Why the Business Model Works
Champions are free to unlock through play. The in-game store sells cosmetics: skins, emotes, and the Battle Pass. Nothing in the store improves gameplay or provides statistical advantage. Riot committed to that publicly and the first five months have held to it.
The Frame Perfect competitive skin line from Season 1 directed a portion of sales toward community tournament prize pools and production costs. Over 1,500 community-organised tournaments ran worldwide before the console launch. For a game that was still in Early Access on PC during that period, the competitive infrastructure that existed before the full release was remarkable.
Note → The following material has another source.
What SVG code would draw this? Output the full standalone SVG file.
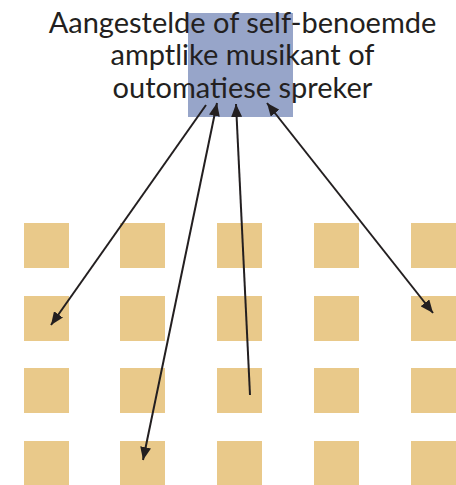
<svg xmlns="http://www.w3.org/2000/svg" width="456" height="485" viewBox="0 0 456 485">
<style>
.sq{fill:#e9c98a}
.lbl{font-family:Lato,"Open Sans",sans-serif;font-size:29px;fill:#231f20;text-anchor:middle}
.cn{stroke:#231f20;stroke-width:2;fill:none}
</style>
<defs>
<marker id="ah" markerUnits="userSpaceOnUse" markerWidth="14" markerHeight="11" refX="13" refY="5.5" orient="auto-start-reverse" viewBox="0 0 14 11">
<path d="M0,0 L13,5.5 L0,11 z" fill="#231f20"/>
</marker>
</defs>
<g id="source">
<rect x="188" y="13" width="105" height="104" fill="#97a5c9"/>
<text class="lbl" x="242.5" y="33">Aangestelde of self-benoemde</text>
<text class="lbl" x="242.5" y="65">amptlike musikant of</text>
<text class="lbl" x="242.5" y="98">outomatiese spreker</text>
</g>
<g id="grid">
<rect id="n11" class="sq" x="24" y="223" width="45" height="45"/>
<rect id="n12" class="sq" x="120" y="223" width="45" height="45"/>
<rect id="n13" class="sq" x="217" y="223" width="45" height="45"/>
<rect id="n14" class="sq" x="314" y="223" width="45" height="45"/>
<rect id="n15" class="sq" x="411" y="223" width="45" height="45"/>
<rect id="n21" class="sq" x="24" y="296" width="45" height="45"/>
<rect id="n22" class="sq" x="120" y="296" width="45" height="45"/>
<rect id="n23" class="sq" x="217" y="296" width="45" height="45"/>
<rect id="n24" class="sq" x="314" y="296" width="45" height="45"/>
<rect id="n25" class="sq" x="411" y="296" width="45" height="45"/>
<rect id="n31" class="sq" x="24" y="368" width="45" height="45"/>
<rect id="n32" class="sq" x="120" y="368" width="45" height="45"/>
<rect id="n33" class="sq" x="217" y="368" width="45" height="45"/>
<rect id="n34" class="sq" x="314" y="368" width="45" height="45"/>
<rect id="n35" class="sq" x="411" y="368" width="45" height="45"/>
<rect id="n41" class="sq" x="24" y="441" width="45" height="44"/>
<rect id="n42" class="sq" x="120" y="441" width="45" height="44"/>
<rect id="n43" class="sq" x="217" y="441" width="45" height="44"/>
<rect id="n44" class="sq" x="314" y="441" width="45" height="44"/>
<rect id="n45" class="sq" x="411" y="441" width="45" height="44"/>
</g>
<g id="connectors">
<line class="cn" x1="206" y1="105" x2="51" y2="325" marker-end="url(#ah)"/>
<line class="cn" x1="217" y1="103" x2="143" y2="460" marker-start="url(#ah)" marker-end="url(#ah)"/>
<line class="cn" x1="250" y1="395" x2="236" y2="104" marker-end="url(#ah)"/>
<line class="cn" x1="267" y1="103" x2="433" y2="313" marker-start="url(#ah)" marker-end="url(#ah)"/>
</g>
</svg>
The Local Duos mode added in April 2026 let two players share a single console for versus play, removing the barrier of needing two setups to play the game together in person. In-game voice chat arrived with the same update. Both addressed the two most common friction points players had raised since October 2025.
Where the Competitive Scene Stands
2XKO appeared at Evo Japan 2026 and EVO 2026 is confirmed on the calendar. For a game that launched its full version five months ago, major tournament presence at the two biggest fighting game events in the world puts it in conversation with games that have been building competitive communities for years.
The skill gap between new and experienced players is real and steep. Fighting games always have this problem and 2XKO does not solve it completely. The Learning Hub added in a recent patch improved tutorial depth, but the gap between understanding systems and applying them under pressure against a competent opponent is something only matches close it.
Free, crossplay, cross-save between PC and consoles, and a roster that adds a champion every two months. For the price of downloading it, 2XKO is worth finding out whether it is the fighting game that finally keeps you.